Other indirect tax concerns amongst DLT stakeholders include differing treatments (of potentially infinite varieties) of tokens, thereby placing exchanges and over-the-counter (OTC) dealers under significant administrative burdens to determine the extent to which they may recover input tax. Another notable concern is the lack of an interrelationship between the statutory definition of Digital Payment Token and IRAS's definition of utility token for the purposes of applying the voucher rules, meaning that certain tokens may fall between those two sets of rules and so by default continue to give rise to barter transactions.

To address the operational problems such issues cause, the GST treatment of tokens could be streamlined by exempting supplies of all tokens not subject to the voucher rules (i.e. tokens principally designed to be redeemed by the issuer or a related party for a related supply of goods or services). In addition, input tax recovery could be simplified by enabling stakeholders who make exempt supplies of tokens to recover tax with reference to a fixed recovery rate—a method already made available to banks.

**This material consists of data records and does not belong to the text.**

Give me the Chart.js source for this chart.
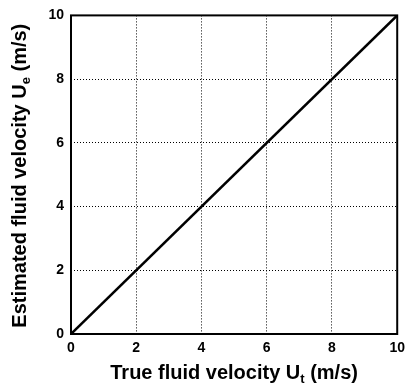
<!DOCTYPE html>
<html>
<head>
<meta charset="utf-8">
<script src="https://cdn.jsdelivr.net/npm/chart.js@4"></script>
<style>
  html, body { margin: 0; padding: 0; background: #fff; }
  #wrap { width: 411px; height: 384px; }
</style>
</head>
<body>
<div id="wrap"><canvas id="myChart" width="411" height="384"></canvas></div>
<script>
const trueVelocity = [0, 10];
const estimatedVelocity = [0, 10];
const tickValues = [0, 2, 4, 6, 8, 10];

const FONT = '"Liberation Sans", Arial, sans-serif';

// draws the solid frame and the axis titles (with subscripts)
const framePlugin = {
  id: 'frame',
  afterDraw(chart) {
    const { ctx, chartArea: a } = chart;
    ctx.save();
    ctx.strokeStyle = '#000';
    ctx.lineWidth = 2;
    ctx.strokeRect(a.left, a.top, a.right - a.left, a.bottom - a.top);

    const big = 'bold 20px ' + FONT;
    const small = 'bold 13px ' + FONT;
    const drawTitle = (main, sub, tail) => {
      ctx.font = big;
      const w1 = ctx.measureText(main).width;
      ctx.font = small;
      const w2 = ctx.measureText(sub).width;
      ctx.font = big;
      const w3 = ctx.measureText(tail).width;
      let x = -(w1 + w2 + w3) / 2;
      ctx.textBaseline = 'alphabetic';
      ctx.textAlign = 'left';
      ctx.fillText(main, x, 0);
      x += w1;
      ctx.font = small;
      ctx.fillText(sub, x, 4);
      x += w2;
      ctx.font = big;
      ctx.fillText(tail, x, 0);
    };

    ctx.fillStyle = '#000';
    ctx.save();
    ctx.translate((a.left + a.right) / 2, 379);
    drawTitle('True fluid velocity U', 't', ' (m/s)');
    ctx.restore();

    ctx.save();
    ctx.translate(26, (a.top + a.bottom) / 2 + 1);
    ctx.rotate(-Math.PI / 2);
    drawTitle('Estimated fluid velocity U', 'e', ' (m/s)');
    ctx.restore();
    ctx.restore();
  }
};

const ctx = document.getElementById('myChart').getContext('2d');
new Chart(ctx, {
  type: 'scatter',
  data: {
    datasets: [{
      data: trueVelocity.map((x, i) => ({ x: x, y: estimatedVelocity[i] })),
      showLine: true,
      borderColor: '#000',
      borderWidth: 2.5,
      pointRadius: 0,
      fill: false
    }]
  },
  options: {
    responsive: false,
    animation: false,
    layout: { padding: { top: 15, right: 13, left: 0, bottom: 0 } },
    plugins: { legend: { display: false }, tooltip: { enabled: false } },
    scales: {
      x: {
        type: 'linear',
        min: 0,
        max: 10,
        afterBuildTicks: s => { s.ticks = tickValues.map(v => ({ value: v })); },
        afterFit: s => { s.height = 50; },
        grid: { color: '#000', lineWidth: 1, drawTicks: false },
        border: { display: false, dash: [1, 2] },
        ticks: { color: '#000', padding: 6, font: { family: FONT, size: 14, weight: 'bold' } }
      },
      y: {
        type: 'linear',
        min: 0,
        max: 10,
        afterBuildTicks: s => { s.ticks = tickValues.map(v => ({ value: v })); },
        afterFit: s => { s.width = 71; },
        grid: { color: '#000', lineWidth: 1, drawTicks: false },
        border: { display: false, dash: [1, 2] },
        ticks: { color: '#000', padding: 7, font: { family: FONT, size: 14, weight: 'bold' } }
      }
    }
  },
  plugins: [framePlugin]
});
</script>
</body>
</html>
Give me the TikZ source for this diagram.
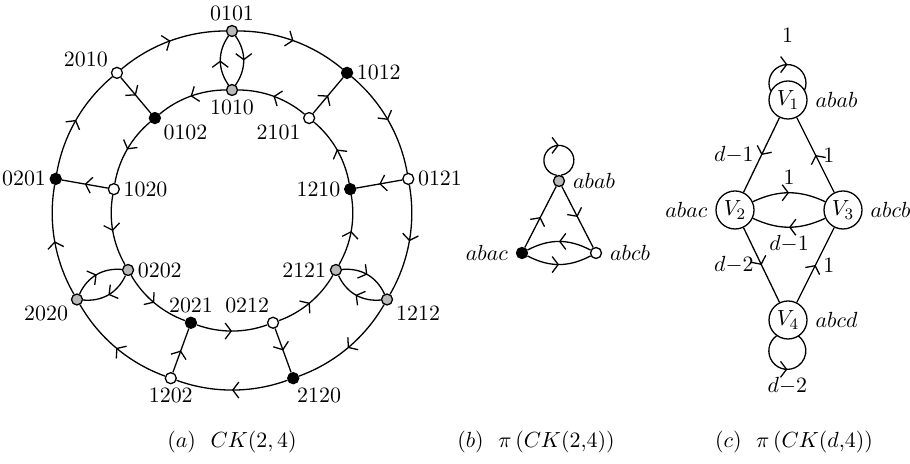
\documentclass[tikz,border=0pt,11pt]{standalone}
\usetikzlibrary{arrows.meta,decorations.markings}
\tikzset{
  vert/.style={circle,draw,inner sep=0pt,minimum size=5.5pt},
  bigvert/.style={circle,draw,fill=white,inner sep=0pt,minimum size=19pt},
  midarrow/.style={postaction={decorate},decoration={markings,mark=at position .5 with {\arrow{Straight Barb[length=3pt,width=8pt]}}}}
}
\begin{document}
\begin{tikzpicture}[x=0.5pt,y=0.5pt,line width=0.65pt]
\useasboundingbox (0,0) rectangle (910,464);
% (a) the two rings
\begin{scope}[shift={(232,254)},every label/.style={inner sep=1.5pt}]
\foreach \lab/\ang/\col/\lpos in {0101/90/gray!55/90, 1012/50/black/0, 0121/10/white/0, 1212/-30/gray!55/-25, 2120/-70/black/-87, 1202/-110/white/-90, 2020/-150/gray!55/-150, 0201/170/black/180, 2010/130/white/155} % edit here for outer vertices
\node[vert,fill=\col,label={\lpos:\lab}] (n\lab) at (\ang:179) {};
\foreach \lab/\ang/\col/\lpos in {1010/90/gray!55/270, 2101/50/white/-145, 1210/10/black/180, 2121/-30/gray!55/180, 0212/-70/white/93, 2021/-110/black/90, 0202/-150/gray!55/0, 1020/170/white/0, 0102/130/black/-35} % edit here for inner vertices
\node[vert,fill=\col,label={\lpos:\lab}] (n\lab) at (\ang:120) {};
\foreach \a/\b in {n2010/n0101, n0101/n1012, n1012/n0121, n0121/n1212, n1212/n2120, n2120/n1202, n1202/n2020, n2020/n0201, n0201/n2010} % outer ring, clockwise
\draw[midarrow] (\a) to[bend left=20,looseness=.88] (\b);
\foreach \a/\b in {n1010/n0102, n0102/n1020, n1020/n0202, n0202/n2021, n2021/n0212, n0212/n2121, n2121/n1210, n1210/n2101, n2101/n1010} % inner ring, counterclockwise
\draw[midarrow] (\a) to[bend right=20,looseness=.88] (\b);
\foreach \a/\b in {n2101/n1012, n0121/n1210, n0212/n2120, n1202/n2021, n1020/n0201, n2010/n0102} % edit here for spokes
\draw[midarrow] (\a) -- (\b);
\foreach \a/\b in {n0101/n1010, n1010/n0101, n2121/n1212, n1212/n2121, n2020/n0202, n0202/n2020} % edit here for double edges
\draw[midarrow] (\a) to[bend left=35] (\b);
\end{scope}
% (b)
\node[vert,fill=gray!55,label={0:$abab$}] (abab) at (559,283) {};
\node[vert,fill=black,label={180:$abac$}] (abac) at (522,211) {};
\node[vert,fill=white,label={0:$abcb$}] (abcb) at (596,211) {};
\draw[midarrow] (abab.111) arc[start angle=262,end angle=-82,radius=7.5pt];
\draw[midarrow] (abac) -- (abab);
\draw[midarrow] (abab) -- (abcb);
\draw[midarrow] (abcb) to[bend right=28] (abac);
\draw[midarrow] (abac) to[bend right=28] (abcb);
% (c)
\node[bigvert,label={0:$abab$}] (V1) at (788,364) {$V_1$};
\node[bigvert,label={180:$abac$}] (V2) at (735,254) {$V_2$};
\node[bigvert,label={0:$abcb$}] (V3) at (843,254) {$V_3$};
\node[bigvert,label={0:$abcd$}] (V4) at (788,144) {$V_4$};
\draw[midarrow] (V1.152) arc[start angle=204.5,end angle=-24.5,radius=9.25pt] node[midway,above=7pt] {$1$};
\draw[midarrow] (V4.234) arc[start angle=126,end angle=414,radius=9.25pt] node[midway,below] {$d{-}2$};
\draw[midarrow] (V1) -- node[left] {$d{-}1$} (V2);
\draw[midarrow] (V3) -- node[right] {$1$} (V1);
\draw[midarrow] (V2) to[bend left=25] node[above] {$1$} (V3);
\draw[midarrow] (V3) to[bend left=25] node[below] {$d{-}1$} (V2);
\draw[midarrow] (V2) -- node[left] {$d{-}2$} (V4);
\draw[midarrow] (V4) -- node[right] {$1$} (V3);
% captions
\node (capa) at (232,22) {$(a)$~~$CK(2,4)$};
\node (capb) at (536,22) {$(b)$~~$\pi\,(CK(2{,}4))$};
\node (capc) at (794,22) {$(c)$~~$\pi\,(CK(d{,}4))$};
\end{tikzpicture}
\end{document}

Such change would significantly streamline administrative burdens for stakeholders dealing in tokens, particularly exchanges and OTC dealers.

Potential stamp duty measures

A number of tokenised asset trading platforms have been developed in Singapore to facilitate trading of interests in a wide variety of assets, much like the SGX facilitates the transfer of listed public companies' shares.

Regarding dematerialised shares specifically, an exemption currently exists which excludes transfers executed on SGX from the charge to stamp duty. However, as that exemption has a limited scope, it would not apply to transfers of tokenised shares on other locally-developed platforms. To encourage the growth of Singapore's private markets, extending the scope of the stamp duty exemption to designated private markets could be considered.

Conclusion

Singapore has built a strong and conducive business environment to support the pursuit of innovative business models that leverage DLT, including in the FS sector. Additional tax measures to support such growth could further enhance Singapore's ability to attract incremental economic activity in the FS sector, which few other countries are presently capable of realising.